Penny has been having tons of "accidents" the past few days. Yesterday we were playing fetch in the house and she just stopped suddenly and peed on the carpet, without warning. Yesterday she peed right in front of me on my bedroom floor, and I noticed a few more pee spots on the carpet. She has been successfully potty trained for the past few months, except an occasional accident. 

I noticed she also has been licking herself a lot, and my BF said the same thing. I looked up symptoms of UTI and these two things seem to fit. However, she doesn't have any blood in her urine, doesn't seem to be in pain, and I haven't noticed an odor. Could it just be a little potty training relapse, or possibly a UTI? I will be calling the vet as soon as I am out of class at 10am, but I thought I would ask for input here as well.

Thanks everyone!


----------



## mooberry (Jan 31, 2011)

missy_r said:


> Penny has been having tons of "accidents" the past few days. Yesterday we were playing fetch in the house and she just stopped suddenly and peed on the carpet, without warning. Yesterday she peed right in front of me on my bedroom floor, and I noticed a few more pee spots on the carpet. She has been successfully potty trained for the past few months, except an occasional accident.
> 
> I noticed she also has been licking herself a lot, and my BF said the same thing. I looked up symptoms of UTI and these two things seem to fit. However, she doesn't have any blood in her urine, doesn't seem to be in pain, and I haven't noticed an odor. Could it just be a little potty training relapse, or possibly a UTI? I will be calling the vet as soon as I am out of class at 10am, but I thought I would ask for input here as well.
> 
> Thanks everyone!


That sounds like a uti to me. Some pups don't get any pain or blood, I know personally when I had a uti I didn't know I even had one because I didn't even have any pain or anything.

If you see her squatting a lot and not much coming out that's another big red flag.

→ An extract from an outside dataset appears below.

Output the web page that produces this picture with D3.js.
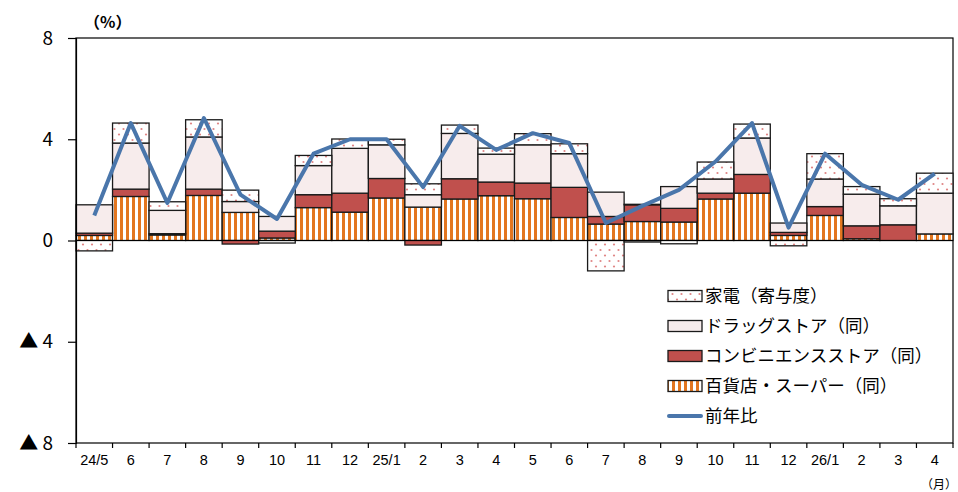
<!DOCTYPE html>
<html><head><meta charset="utf-8">
<script src="https://cdn.jsdelivr.net/npm/d3@7"></script>
<style>
body{margin:0;background:#fff;}
svg{display:block;font-family:"Liberation Sans","Noto Sans CJK JP",sans-serif;}
.jp{font-family:"Noto Sans CJK JP",sans-serif;}
</style></head>
<body><svg id="c" width="958" height="492"></svg>
<script>
const categories = ["24/5","6","7","8","9","10","11","12","25/1","2","3","4","5","6","7","8","9","10","11","12","26/1","2","3","4"];
const dept   = [0.20,1.74,0.22,1.78,1.11,0.10,1.30,1.12,1.68,1.32,1.64,1.77,1.65,0.91,0.65,0.75,0.73,1.64,1.87,0.20,0.99,0.07,0.00,0.26];
const conv   = [0.09,0.29,0.05,0.25,-0.14,0.27,0.51,0.75,0.77,-0.18,0.80,0.54,0.62,1.19,0.30,0.66,0.54,0.23,0.74,0.12,0.35,0.51,0.62,0.00];
const drug   = [1.12,1.82,0.92,2.06,0.43,0.58,1.15,1.77,1.33,0.49,1.79,1.10,1.51,1.33,0.96,0.02,0.86,0.56,1.44,0.37,1.09,1.25,0.75,1.61];
const appl   = [-0.41,0.79,0.34,0.68,0.45,-0.10,0.40,0.37,0.22,0.43,0.33,0.24,0.44,0.39,-1.20,-0.06,-0.13,0.67,0.55,-0.21,1.00,0.30,0.28,0.79];
const yoy    = [0.99,4.64,1.48,4.84,1.81,0.85,3.43,4.00,4.00,2.11,4.53,3.58,4.24,3.85,0.69,1.37,2.00,3.12,4.64,0.51,3.43,2.20,1.61,2.64];
const yTicks = [8,4,0,-4,-8];
const yTickLabels = ["8","4","0","▲ 4","▲ 8"];
const seriesNames = ["百貨店・スーパー（同）","コンビニエンスストア（同）","ドラッグストア（同）","家電（寄与度）"];
const lineName = "前年比";

const W=958,H=492, m={l:76,r:5,t:38,b:49};
const svg=d3.select("#c");
const defs=svg.append("defs");
const pO=defs.append("pattern").attr("id","pOrange").attr("patternUnits","userSpaceOnUse").attr("width",6).attr("height",6);
pO.append("rect").attr("width",6).attr("height",6).attr("fill","#fff");
pO.append("rect").attr("width",3).attr("height",6).attr("fill","#E3761F");
const pD=defs.append("pattern").attr("id","pDots").attr("patternUnits","userSpaceOnUse").attr("width",9).attr("height",11);
pD.append("rect").attr("width",9).attr("height",11).attr("fill","#fff");
pD.append("circle").attr("cx",2).attr("cy",2.5).attr("r",1.1).attr("fill","#E08585");
pD.append("circle").attr("cx",6.5).attr("cy",8).attr("r",1.1).attr("fill","#E08585");

const fills=["url(#pOrange)","#C0504D","#F7ECEC","url(#pDots)"];

const idx=d3.range(categories.length);
const x=d3.scaleBand().domain(idx).range([m.l,W-m.r]).padding(0);
const y=d3.scaleLinear().domain([-8,8]).range([H-m.b,m.t]);

const rows=idx.map(i=>({i,s0:dept[i],s1:conv[i],s2:drug[i],s3:appl[i]}));
const stack=d3.stack().keys(["s0","s1","s2","s3"]).offset(d3.stackOffsetDiverging)(rows);

// frame
svg.append("rect").attr("x",m.l).attr("y",m.t).attr("width",W-m.r-m.l).attr("height",H-m.b-m.t)
  .attr("fill","none").attr("stroke","#000").attr("stroke-width",1.2);

stack.forEach((layer,k)=>{
  svg.append("g").selectAll("rect").data(layer.filter(d=>d[0]!==d[1])).join("rect")
    .attr("x",d=>x(d.data.i)).attr("width",x.bandwidth())
    .attr("y",d=>y(Math.max(d[0],d[1]))).attr("height",d=>Math.abs(y(d[0])-y(d[1])))
    .attr("fill",fills[k]).attr("stroke","#1a1a1a").attr("stroke-width",1.3);
});

// zero line
svg.append("line").attr("x1",m.l).attr("x2",W-m.r).attr("y1",y(0)).attr("y2",y(0)).attr("stroke","#000").attr("stroke-width",1.2);

// line
svg.append("path").datum(yoy).attr("fill","none").attr("stroke","#4A76AB").attr("stroke-width",4).attr("stroke-linejoin","round")
  .attr("d",d3.line().x((d,i)=>x(i)+x.bandwidth()/2).y(d=>y(d)));

// y axis
const ya=svg.append("g").attr("transform",`translate(${m.l},0)`)
  .call(d3.axisLeft(y).tickValues(yTicks).tickSize(8).tickFormat((d,i)=>yTickLabels[i]));
ya.select(".domain").attr("stroke","#000").attr("stroke-width",1.2);
ya.selectAll(".tick line").attr("stroke","#000").attr("stroke-width",1.2);
ya.selectAll(".tick text").attr("x",-23).attr("font-size",19).attr("fill","#000")
  .attr("font-family","'Noto Sans CJK JP', sans-serif");

// x axis
const xa=svg.append("g").attr("transform",`translate(0,${H-m.b})`)
  .call(d3.axisBottom(x).tickSize(0).tickPadding(12).tickFormat(i=>categories[i]));
xa.select(".domain").remove();
xa.selectAll(".tick text").attr("font-size",14.5).attr("fill","#000");
const bounds=idx.map(i=>x(i)).concat([W-m.r]);
svg.append("g").selectAll("line").data(bounds).join("line")
  .attr("x1",d=>d).attr("x2",d=>d).attr("y1",H-m.b).attr("y2",H-m.b+5).attr("stroke","#000").attr("stroke-width",1.2);

svg.append("text").attr("class","jp").attr("x",84).attr("y",28).attr("font-size",16).attr("font-weight","bold").text("（%）");
svg.append("text").attr("class","jp").attr("x",957).attr("y",489).attr("text-anchor","end").attr("font-size",12).text("（月）");

// legend
const lg=svg.append("g");
const legendItems=[[3,seriesNames[3]],[2,seriesNames[2]],[1,seriesNames[1]],[0,seriesNames[0]]];
legendItems.forEach(([k,name],i)=>{
  const cy=296+i*30;
  lg.append("rect").attr("x",668).attr("y",cy-5.5).attr("width",34).attr("height",11).attr("fill",fills[k]).attr("stroke","#1a1a1a").attr("stroke-width",1.3);
  lg.append("text").attr("class","jp").attr("x",705).attr("y",cy).attr("dy","0.36em").attr("font-size",17.5).text(name);
});
const ly=296+4*30;
lg.append("line").attr("x1",669).attr("x2",701).attr("y1",ly).attr("y2",ly).attr("stroke","#4A76AB").attr("stroke-width",4).attr("stroke-linecap","round");
lg.append("text").attr("class","jp").attr("x",705).attr("y",ly).attr("dy","0.36em").attr("font-size",17.5).text(lineName);
</script></body></html>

But if she's a big drinker that will help remove the urge to always go, it's a trick I was taught for Goldens, I can only assume it would work for chis and they can never get enough water : )


----------



## 23083 (Sep 22, 2011)

Sounds EXACTLY like a UTI...
We thought Pico was doing well and then he started having tons of accidents... peeing right in front of me etc... then one night, he got up every hour to go out and pee. The vet thought I was nuts but sure enough, he had a UTI. 
I asked if little dogs were more susceptible but she said no, just like in people, we don't often know the cause.
2 rounds of antibiotics and he's been fine (and housebroken) since!
Keep us posted...


----------



## 20887 (Mar 16, 2011)

We have a vet appointment at 2pm.. They will be taking a sample directly from her bladder and checking it. I will update with the results after!


----------



## 20887 (Mar 16, 2011)

We just got back from the vet. They took a urine sample from her bladder and will let me know tomorrow if she has an infection.

She was also weighed- 6 lbs 3 oz! She has gained a whole pound in the past month, so we are cutting back on food a bit. I didn't think she looked chubby, but the vet said her ribs are harder to feel than he would like.


----------



## LostLakeLua (Sep 6, 2009)

Aww poor Penny!! UTI's are no fun, and that definitely sounds like what she's got. A round of abx should clear that up. Let us know what the results are!


----------



## 20887 (Mar 16, 2011)

Still waiting to hear back from the vet.

He was supposed to call me today with the results, but I didn't receive a call. I will be calling the vets office tomorrow morning to find out. I thought UTIs need to be treated promptly, so I am not sure why they didn't start her on antibiotics...


----------



## rms3402 (Dec 2, 2010)

Aw poor girl. Bet that hurt her a little to get a sample. I hate when anything is wrong with our babies. Makes me so sad. Hope Penny is better soon. Update when you know!


----------